For 2025, the Solo 401(k) max contribution limit is $81,250 if age 60-63, $77,500 if age 50-59 or 69+, and $70,000 if under 50. Traditional and Roth IRAs have a limit of $7,000 ($8,000 if age 50+). Limits are subject to IRS adjustments.
Yes. IRA contributions are typically due by your personal tax filing deadline (e.g., April 15). Solo 401(k) contributions follow your business tax filing deadline, including extensions.
IRS reporting requirements vary depending on the type of self-directed retirement plan you have. Here’s a quick breakdown of what you need to know
Please note: Our team can help you understand what’s required for your specific account, but we don’t provide tax or legal advice. We always recommend working with a qualified tax professional to ensure full IRS compliance.
Self-Directed IRA (Traditional or Roth)
- Form 5498 – Filed by your custodian each year to report contributions, rollovers, and the fair market value (FMV) of your account.
- Form 1099-R – Issued if you take a distribution or move funds out of your IRA.
- Annual Valuation – You'll need to provide updated FMV for any alternative assets held in the account, such as real estate or private placements.
Solo 401(k)
- Form 5500-EZ – Required if your plan assets exceed $250,000 as of year-end. Must be filed annually by the plan participant.
- Form 1099-R – Required if you take a distribution or roll funds out of the plan.

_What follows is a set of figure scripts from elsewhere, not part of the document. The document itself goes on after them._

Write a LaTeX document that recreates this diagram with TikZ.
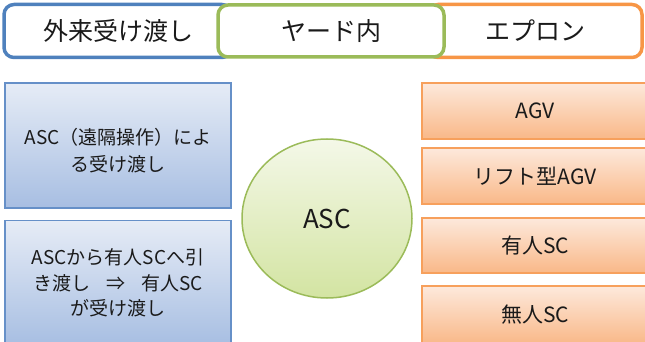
\documentclass[tikz,border=0pt]{standalone}
\usepackage{fontspec}
\setmainfont{Noto Sans CJK JP}
\usetikzlibrary{shapes.geometric}
\definecolor{hblue}{HTML}{4F81BD}
\definecolor{hgreen}{HTML}{9BBB59}
\definecolor{horange}{HTML}{F79646}
\definecolor{bbord}{HTML}{6690C8}
\definecolor{btop}{HTML}{E6ECF6}
\definecolor{bbot}{HTML}{A7BEE2}
\definecolor{obord}{HTML}{F7A05C}
\definecolor{otop}{HTML}{FDE9DC}
\definecolor{obot}{HTML}{F9B888}
\definecolor{gtop}{HTML}{F4F8E8}
\definecolor{gbot}{HTML}{D3E4A2}
\definecolor{txt}{HTML}{1A1A1A}
\tikzset{
  hdr/.style={draw, line width=3.5pt, rounded corners=10pt, fill=white,
    minimum height=53pt, inner sep=0pt, font=\fontsize{25}{28}\selectfont, text=txt},
  lbox/.style={draw=bbord, line width=1.5pt, top color=btop, bottom color=bbot,
    minimum width=226pt, inner sep=0pt, align=center, text=txt,
    font=\fontsize{19}{25.5}\selectfont},
  rbox/.style={draw=obord, line width=1.5pt, top color=otop, bottom color=obot,
    minimum width=226pt, inner sep=0pt, text=txt,
    font=\fontsize{21}{24}\selectfont},
}
\begin{document}
\begin{tikzpicture}[x=1pt,y=-1pt]
\useasboundingbox (0,0) rectangle (645,342);
% header
\node[hdr, draw=hblue, minimum width=228pt] (h1) at (118,31) {外来受け渡し};
\node[hdr, draw=horange, minimum width=214pt] (h3) at (535,31) {エプロン};
\node[hdr, draw=hgreen, minimum width=226pt, minimum height=52pt] (h2) at (331,31) {ヤード内};
% left boxes
\node[lbox, minimum height=125pt] (l1) at (118,145.5) {};
\node[text=txt, align=center, font=\fontsize{19}{27}\selectfont, inner sep=0pt] (l1t) at (118,151) {ASC（遠隔操作）によ\\る受け渡し};
\node[lbox, minimum height=125pt] (l2) at (118,283) {ASCから有人SCへ引\\き渡し\hspace{16pt}{⇒}\hspace{16pt}有人SC\\が受け渡し};
% circle
\node[ellipse, draw=hgreen, line width=1.5pt, top color=gtop, bottom color=gbot,
  minimum width=170pt, minimum height=159pt, inner sep=0pt, text=txt,
  font=\fontsize{26}{30}\selectfont] (c) at (327,218.5) {ASC};
% right boxes
\node[rbox, minimum height=56pt] (r1) at (535,111) {AGV};
\node[rbox, minimum height=56pt] (r2) at (535,176) {リフト型AGV};
\node[rbox, minimum height=55pt] (r3) at (535,245.5) {有人SC};
\node[rbox, minimum height=58pt] (r4) at (535,315) {無人SC};
\end{tikzpicture}
\end{document}
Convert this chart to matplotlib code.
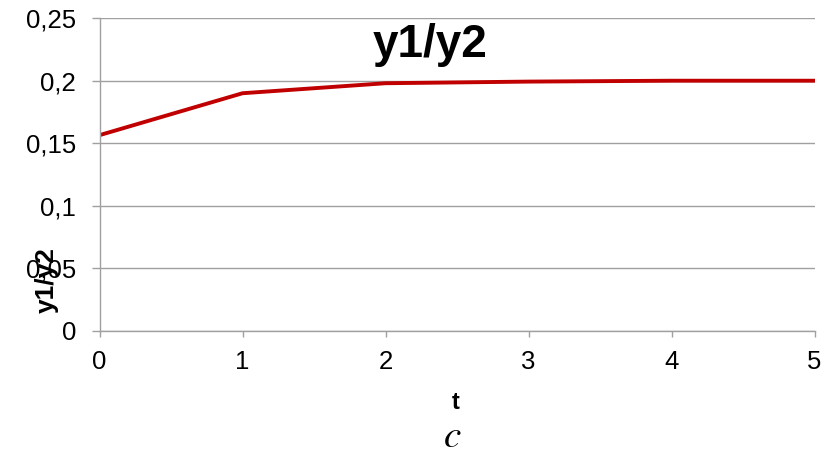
import matplotlib
matplotlib.use("Agg")
import matplotlib.pyplot as plt
from matplotlib.ticker import FuncFormatter

plt.rcParams['font.family'] = ['Liberation Sans', 'DejaVu Sans']
plt.rcParams['mathtext.fontset'] = 'stix'

t = [0, 1, 2, 3, 4, 5]
ratio = [0.1565, 0.190, 0.198, 0.1993, 0.2, 0.2]
yticks = [0, 0.05, 0.1, 0.15, 0.2, 0.25]

fig = plt.figure(figsize=(8.32, 4.54), dpi=100)
ax = fig.add_axes([0.1196, 0.271, 0.8594, 0.689])

grid_c = '#a0a0a0'
ax.plot(t, ratio, color='#c00000', lw=2.8, solid_joinstyle='miter')

ax.set_xlim(0, 5)
ax.set_ylim(0, 0.25)
ax.set_xticks(t)
ax.set_yticks(yticks)
ax.yaxis.set_major_formatter(FuncFormatter(lambda v, p: ('%g' % v).replace('.', ',')))
ax.grid(axis='y', color=grid_c, lw=1)
ax.set_axisbelow(True)

for s in ['top', 'right']:
    ax.spines[s].set_visible(False)
for s in ['left', 'bottom']:
    ax.spines[s].set_color(grid_c)
    ax.spines[s].set_linewidth(1)

ax.tick_params(axis='y', direction='out', length=6, width=1, color=grid_c,
               labelsize=18.5, pad=11)
ax.tick_params(axis='x', direction='out', length=4.5, width=1, color=grid_c,
               labelsize=18.5, pad=9)

ax.text(0.463, 0.875, 'y1/y2', transform=ax.transAxes, fontsize=33,
        fontweight='bold', ha='center', va='baseline')

fig.text(0.056, 0.383, 'y1/y2', rotation=90, fontsize=19, fontweight='bold',
         ha='center', va='center')
fig.text(0.548, 0.113, 't', fontsize=17, fontweight='bold', ha='center', va='center')
fig.text(0.543, 0.016, '$c$', fontsize=28, ha='center', va='baseline')

fig.savefig('out.png', dpi=100)
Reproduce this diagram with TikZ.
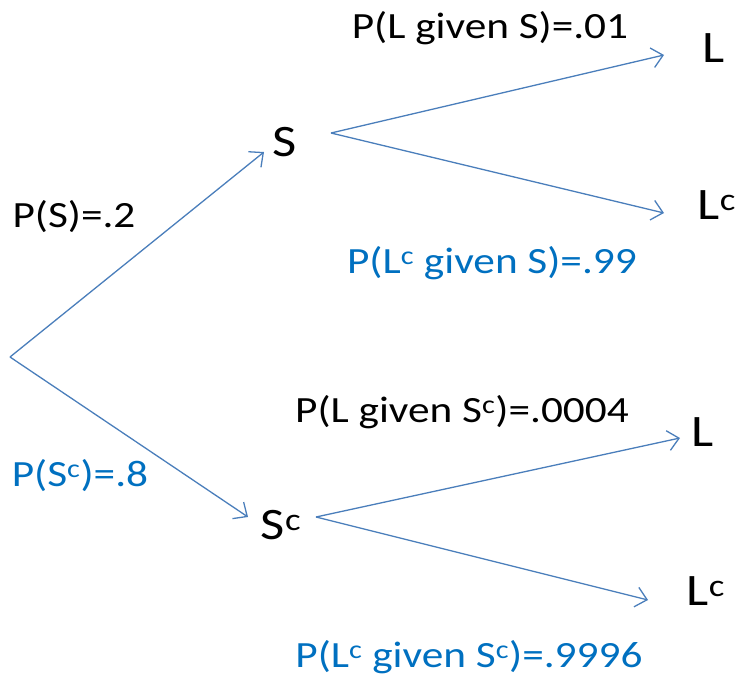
\documentclass[tikz,border=0pt]{standalone}
\usepackage{fontspec}
\setmainfont{Carlito}
\usetikzlibrary{arrows.meta}
\definecolor{linkblue}{HTML}{4A7EBB}
\definecolor{textblue}{HTML}{0070C0}
\newcommand{\wide}[1]{\scalebox{1.17}[1]{#1}}
\begin{document}
\begin{tikzpicture}[x=1pt,y=-1pt,
  lbl/.style={inner sep=0pt,font=\fontsize{37}{40}\selectfont},
  big/.style={inner sep=0pt,font=\fontsize{45}{48}\selectfont},
  blbl/.style={lbl,text=textblue},
  branch/.style={draw=linkblue,line width=1.3pt,-{Straight Barb[length=11pt,width=20pt,line width=1.3pt]}}]
\useasboundingbox (0,0) rectangle (747,691);
% nodes
\coordinate (root) at (10,357);
\node[big] (S) at (285,142) {\wide{S}};
\node[big] (Sc) at (281,525) {\wide{S\textsuperscript{c}}};
\node[big] (L1) at (714,48) {\wide{L}};
\node[big] (L1c) at (717,205) {\wide{L\textsuperscript{c}}};
\node[big] (L2) at (703,432) {\wide{L}};
\node[big] (L2c) at (706,591) {\wide{L\textsuperscript{c}}};
% connector ends
\coordinate (Sin) at (264,152);
\coordinate (Sout) at (331,133);
\coordinate (Scin) at (248,517);
\coordinate (Scout) at (316,517);
\coordinate (L1in) at (664,55);
\coordinate (L1cin) at (664,213);
\coordinate (L2in) at (680,438);
\coordinate (L2cin) at (648,600);
% connectors
\draw[branch] (root) -- (Sin);
\draw[branch] (root) -- (Scin);
\draw[branch] (Sout) -- (L1in);
\draw[branch] (Sout) -- (L1cin);
\draw[branch] (Scout) -- (L2in);
\draw[branch] (Scout) -- (L2cin);
% labels
\node[lbl] (pS) at (74,217) {\wide{P(S)=.2}};
\node[blbl] (pSc) at (80,476) {\wide{P(S\textsuperscript{c})=.8}};
\node[lbl] (pL1) at (490,28) {\wide{P(L given S)=.01}};
\node[blbl] (pL1c) at (492,263) {\wide{P(L\textsuperscript{c} given S)=.99}};
\node[lbl] (pL2) at (462,412) {\wide{P(L given S\textsuperscript{c})=.0004}};
\node[blbl] (pL2c) at (469,657) {\wide{P(L\textsuperscript{c} given S\textsuperscript{c})=.9996}};
\end{tikzpicture}
\end{document}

- Contribution Tracking – Keep records of employee and employer contributions. These are not filed with the IRS but may be needed for tax reporting or audits.
SEP IRA
- Form 5498 – Filed by your custodian to report contributions and FMV.
- Form 1099-R – Filed by your custodian. Issued for any distributions.
- Employer Contributions – Must be reported on your business tax return (and on employee W-2s, if applicable).
Health Savings Account (HSA)
- Form 5498-SA – Filed by your HSA custodian to report contributions.
- Form 1099-SA – Filed by your HAS custodian. Issued for any distributions.
- Form 8889 – Must be included with your personal tax return to report contributions, distributions, and how funds were used.